Congress campaign on the highway outside Hyderabad city
We raced across town, trying to beat the traffic of the post 5.30 pm peak time of Hyderabad.' Andhra Jyothi', a leading Telugu daily was my destination and its editorial office is located in the upmarket Jubilee Hills area. 

If large billboards of Chandrababu Naidu greeted us in Vijayawada in Andhra Pradesh, the visage of chief minister of Telangana, K. Chandrashekar Rao  who leads the TRS ( Telangana Rashtra Samithi) beams at us at all the road junctions and from the pillars of the city's Metro rail service.

Andhra Jyothi office in Hyderabad


Andhra Jyothi is a leading Telugu newspaper. The group also has a new website ( www.andhrajyothy.com) and a TV channel, called ABN Andhra Jyothi. Its present promoter is a man whose life, some say is a rags-to-riches story while others say he played smart in the state's politics and made hay when the sun shone.  The TV channel has courted many controversies.

Jubilee Hills is the address of the rich and famous, and of lifestyle stores of top brands. At the multi-storeyed building of Andhra Jyothi, Floor One has large cabin spaces created across a very large hall and in one corner, inside a cabin is the newspaper's editor, Dr. K. Srinivas. With him is a News Feature Editor: they suspend their conversation when I enter.

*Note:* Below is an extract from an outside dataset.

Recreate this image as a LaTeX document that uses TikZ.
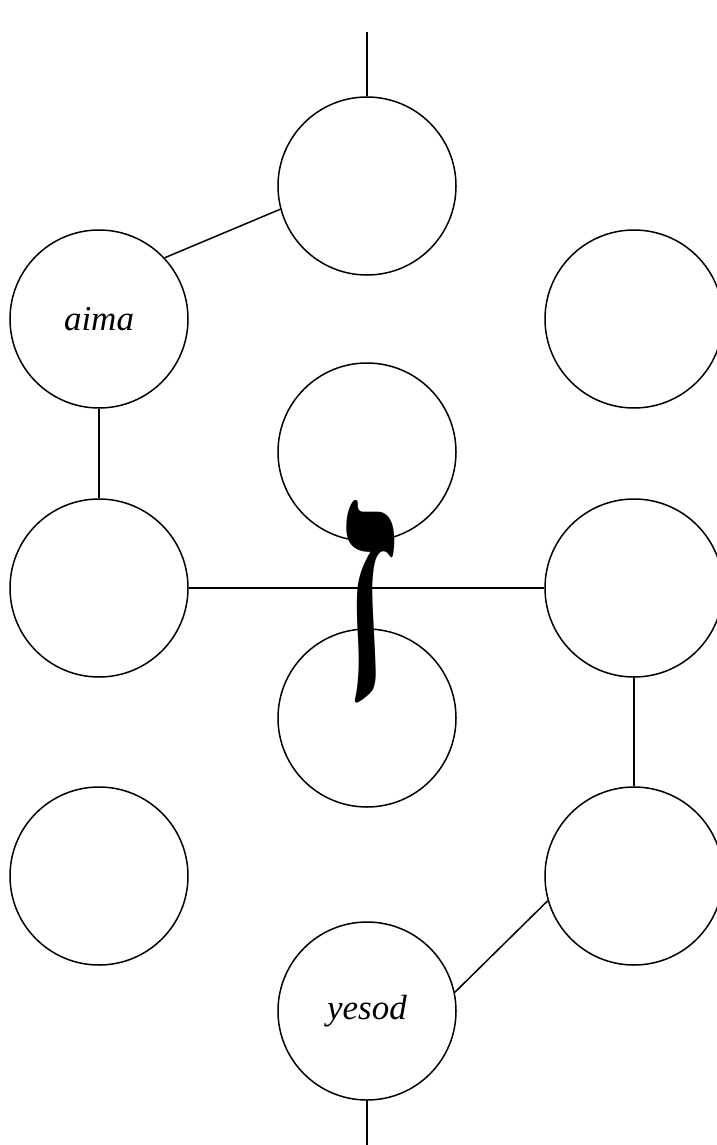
\documentclass[tikz,border=0pt]{standalone}
\usepackage{fontspec}
\setmainfont{Liberation Serif}
\newfontfamily\hebfont[Script=Hebrew]{Liberation Serif}
\begin{document}
\begin{tikzpicture}[x=1pt,y=-1pt,
  sefira/.style={draw,circle,line width=1.5pt,minimum size=178pt,inner sep=0pt,
    font=\fontsize{35}{40}\selectfont\itshape},
  path/.style={line width=1.5pt}]
\useasboundingbox (0,0) rectangle (716,1145);
\node[sefira] (top) at (367,186) {};
\node[sefira] (aima) at (99,319) {aima};
\node[sefira] (rt) at (634,319) {};
\node[sefira] (mid) at (367,452) {};
\node[sefira] (lm) at (99,588) {};
\node[sefira] (rm) at (634,588) {};
\node[sefira] (low) at (367,718) {};
\node[sefira] (lb) at (99,876) {};
\node[sefira] (rb) at (634,876) {};
\node[sefira] (yesod) at (367,1011) {yesod};
\coordinate (topend) at (367,32);
\coordinate (botend) at (367,1145);
\draw[path] (topend) -- (top.north);
\draw[path] (yesod.south) -- (botend);
\draw[path] (top.195.7) -- (aima.43.7);
\draw[path] (aima.south) -- (lm.north);
\draw[path] (lm.east) -- (rm.west);
\draw[path] (rm.south) -- (rb.north);
\draw[path] (rb.196.3) -- (yesod.12.7);
\node[inner sep=0pt] (zayin) at (368,601.5) {\resizebox{66pt}{200pt}{\hebfont\bfseries ז}};
\end{tikzpicture}
\end{document}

Editor of Andhra Jyothi, Dr K. Srinivas


There seems to have been a heated editorial meet earlier that evening. Because Andhra Jyothi got suckered into publishing a 'fake' report. And Srinivas is not holding back in sharing with me the huge lapse.

It was a Sunday. A report floating on social media - it wrapped the results of what claimed to be a poll survey in Andhra Pradesh. And it indicated that the Telugu Desam Party (TDP) led by Chandrababu Naidu was climbing up in the ratings against his challenger, Jaganmohan Reddy. Now this result went against the buzz that was floating in that state - that Jaganmohan's party was drawing the most attention across the state.

The Delhi desk of Andhra Jyothi came across this piece of 'news' early on Sunday. That the so-called results were published on the letter-head of  CSDS-Lok Niti, a social science research institute based in Delhi made an impression on the newspaper's journalists. 

One of them tried to call the agency to confirm the 'news' but being a Sunday, could not complete what is the ABC of a newsperson. The desk seems to have had a chat with the newspaper's Hyderabad desk and since it was a lean Sunday team at work, the 'news' was not relayed to a senior editor.

The 'news' was filed from Delhi and front-paged.  The agency that was credited with the survey called the editor's office, saying it had not put out the results of any survey and that the letter-head circulating on social media had been 'faked'.

There were many red faces at Monday's editorial meeting. And to rub it in, a rival Telugu newspaper 'shamed' Andhra Jyothi for publishing fake news, hinting that the daily was trying to mop up support for the TDP.

"Technology has made us vulnerable," Srinivas tells me. "The character of news reporting and publishing has changed a lot and elections shows this up."

Srinivas wears the look and talks like an academic. Behind him are shelves stocked with books, his table loaded with books, magazines, newspapers and files. He takes me through the evolution of journalism since the 80s.  To emphasise the changing character of print journalism.

"I came into journalism when reports were sent and received on teleprinters. We had only two editions ( Hyderabad and Vijaywada). And we depended on two news agencies, UNI and PTI and if it ( news) was from the PTI, we trusted the news. Today, the character of journalism has changed."

Today, news flows from the 1200 mandals of Telangana and AP. "With smartphones and social media news travels thick and fast and the sources are many so credibility is at stake," Srinivas says.
Screen shot of Andhra Jyothi's website


24-hours television is also impacting print journalists. Elections generate not only live coverage of public meetings and rallies but controversies, allegations and colored gossip every hour and most channels put these out as quick as they can.

"Our journalists get excited with what comes on TV. We have to keep tempering them," says Srinivas.

What Srinivas does not elaborate on is the content of his group's own TV channel, which has been into controversies following sting operations and the highly pro-TDP stance that it takes; all of which is acknowledged by people across this state.


Clearly, 24-hour TV programming is heated up at elections time. And it is the biggest influencer on reportage by print journalists - the stringers, the reporters and the desk.